>> Start

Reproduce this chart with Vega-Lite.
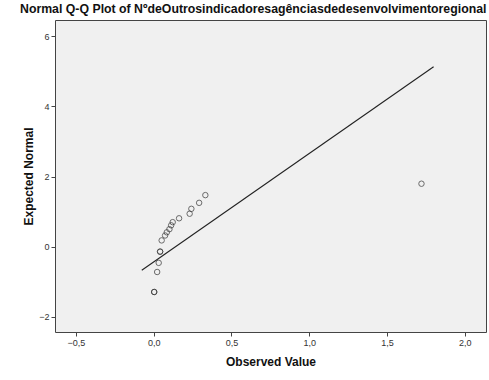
{
  "$schema": "https://vega.github.io/schema/vega-lite/v6.json",
  "autosize": "none",
  "width": 431,
  "height": 312,
  "padding": {"left": 55, "top": 20, "right": 3, "bottom": 48},
  "background": "white",
  "config": {
    "view": {"fill": "#f0f0f0", "stroke": "#444444", "strokeWidth": 1},
    "font": "Liberation Sans",
    "axis": {"grid": false, "domain": false, "tickColor": "#444444", "tickSize": 4, "labelFontSize": 9, "labelColor": "#333333", "titleFontSize": 12, "titleFontWeight": "bold", "titleColor": "#111111", "labelFont": "Liberation Sans", "titleFont": "Liberation Sans"}
  },
  "title": {"text": "Normal Q-Q Plot of NºdeOutrosindicadoresagênciasdedesenvolvimentoregional", "fontSize": 12.3, "fontWeight": "bold", "font": "Liberation Sans", "color": "#111111", "anchor": "start", "frame": "group", "dx": -35, "offset": 5},
  "datasets": {
    "pts": [
      {"obs": 0.003, "exp": -1.29},
      {"obs": 0.003, "exp": -1.29},
      {"obs": 0.022, "exp": -0.72},
      {"obs": 0.032, "exp": -0.46},
      {"obs": 0.041, "exp": -0.14},
      {"obs": 0.041, "exp": -0.14},
      {"obs": 0.051, "exp": 0.18},
      {"obs": 0.073, "exp": 0.32},
      {"obs": 0.084, "exp": 0.41},
      {"obs": 0.101, "exp": 0.50},
      {"obs": 0.112, "exp": 0.61},
      {"obs": 0.122, "exp": 0.70},
      {"obs": 0.163, "exp": 0.81},
      {"obs": 0.231, "exp": 0.94},
      {"obs": 0.242, "exp": 1.08},
      {"obs": 0.292, "exp": 1.25},
      {"obs": 0.332, "exp": 1.47},
      {"obs": 1.722, "exp": 1.795}
    ],
    "line": [
      {"obs": -0.077, "exp": -0.67},
      {"obs": 1.80, "exp": 5.13}
    ]
  },
  "layer": [
    {
      "data": {"name": "line"},
      "mark": {"type": "line", "color": "#222222", "strokeWidth": 1.1},
      "encoding": {
        "x": {"field": "obs", "type": "quantitative", "scale": {"domain": [-0.635, 2.137], "nice": false, "zero": false}, "title": "Observed Value", "axis": {"values": [-0.5, 0, 0.5, 1, 1.5, 2], "labelExpr": "replace(format(datum.value, '.1f'), '.', ',')", "titlePadding": 9}},
        "y": {"field": "exp", "type": "quantitative", "scale": {"domain": [-2.43, 6.46], "nice": false, "zero": false}, "title": "Expected Normal", "axis": {"values": [-2, 0, 2, 4, 6], "format": "d", "titlePadding": 3}}
      }
    },
    {
      "data": {"name": "pts"},
      "mark": {"type": "point", "shape": "circle", "filled": false, "color": "#333333", "size": 30, "strokeWidth": 1},
      "encoding": {
        "x": {"field": "obs", "type": "quantitative"},
        "y": {"field": "exp", "type": "quantitative"}
      }
    }
  ]
}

>> End

▶ Directions
Pictures in the data above should not be copied; transcribe everything else exactly.

▶ Reply to the exercise
Reproduce this chart with Vega-Lite.
{
  "$schema": "https://vega.github.io/schema/vega-lite/v6.json",
  "autosize": "none",
  "width": 431,
  "height": 312,
  "padding": {"left": 55, "top": 20, "right": 3, "bottom": 48},
  "background": "white",
  "config": {
    "view": {"fill": "#f0f0f0", "stroke": "#444444", "strokeWidth": 1},
    "font": "Liberation Sans",
    "axis": {"grid": false, "domain": false, "tickColor": "#444444", "tickSize": 4, "labelFontSize": 9, "labelColor": "#333333", "titleFontSize": 12, "titleFontWeight": "bold", "titleColor": "#111111", "labelFont": "Liberation Sans", "titleFont": "Liberation Sans"}
  },
  "title": {"text": "Normal Q-Q Plot of NºdeOutrosindicadoresagênciasdedesenvolvimentoregional", "fontSize": 12.3, "fontWeight": "bold", "font": "Liberation Sans", "color": "#111111", "anchor": "start", "frame": "group", "dx": -35, "offset": 5},
  "datasets": {
    "pts": [
      {"obs": 0.003, "exp": -1.29},
      {"obs": 0.003, "exp": -1.29},
      {"obs": 0.022, "exp": -0.72},
      {"obs": 0.032, "exp": -0.46},
      {"obs": 0.041, "exp": -0.14},
      {"obs": 0.041, "exp": -0.14},
      {"obs": 0.051, "exp": 0.18},
      {"obs": 0.073, "exp": 0.32},
      {"obs": 0.084, "exp": 0.41},
      {"obs": 0.101, "exp": 0.50},
      {"obs": 0.112, "exp": 0.61},
      {"obs": 0.122, "exp": 0.70},
      {"obs": 0.163, "exp": 0.81},
      {"obs": 0.231, "exp": 0.94},
      {"obs": 0.242, "exp": 1.08},
      {"obs": 0.292, "exp": 1.25},
      {"obs": 0.332, "exp": 1.47},
      {"obs": 1.722, "exp": 1.795}
    ],
    "line": [
      {"obs": -0.077, "exp": -0.67},
      {"obs": 1.80, "exp": 5.13}
    ]
  },
  "layer": [
    {
      "data": {"name": "line"},
      "mark": {"type": "line", "color": "#222222", "strokeWidth": 1.1},
      "encoding": {
        "x": {"field": "obs", "type": "quantitative", "scale": {"domain": [-0.635, 2.137], "nice": false, "zero": false}, "title": "Observed Value", "axis": {"values": [-0.5, 0, 0.5, 1, 1.5, 2], "labelExpr": "replace(format(datum.value, '.1f'), '.', ',')", "titlePadding": 9}},
        "y": {"field": "exp", "type": "quantitative", "scale": {"domain": [-2.43, 6.46], "nice": false, "zero": false}, "title": "Expected Normal", "axis": {"values": [-2, 0, 2, 4, 6], "format": "d", "titlePadding": 3}}
      }
    },
    {
      "data": {"name": "pts"},
      "mark": {"type": "point", "shape": "circle", "filled": false, "color": "#333333", "size": 30, "strokeWidth": 1},
      "encoding": {
        "x": {"field": "obs", "type": "quantitative"},
        "y": {"field": "exp", "type": "quantitative"}
      }
    }
  ]
}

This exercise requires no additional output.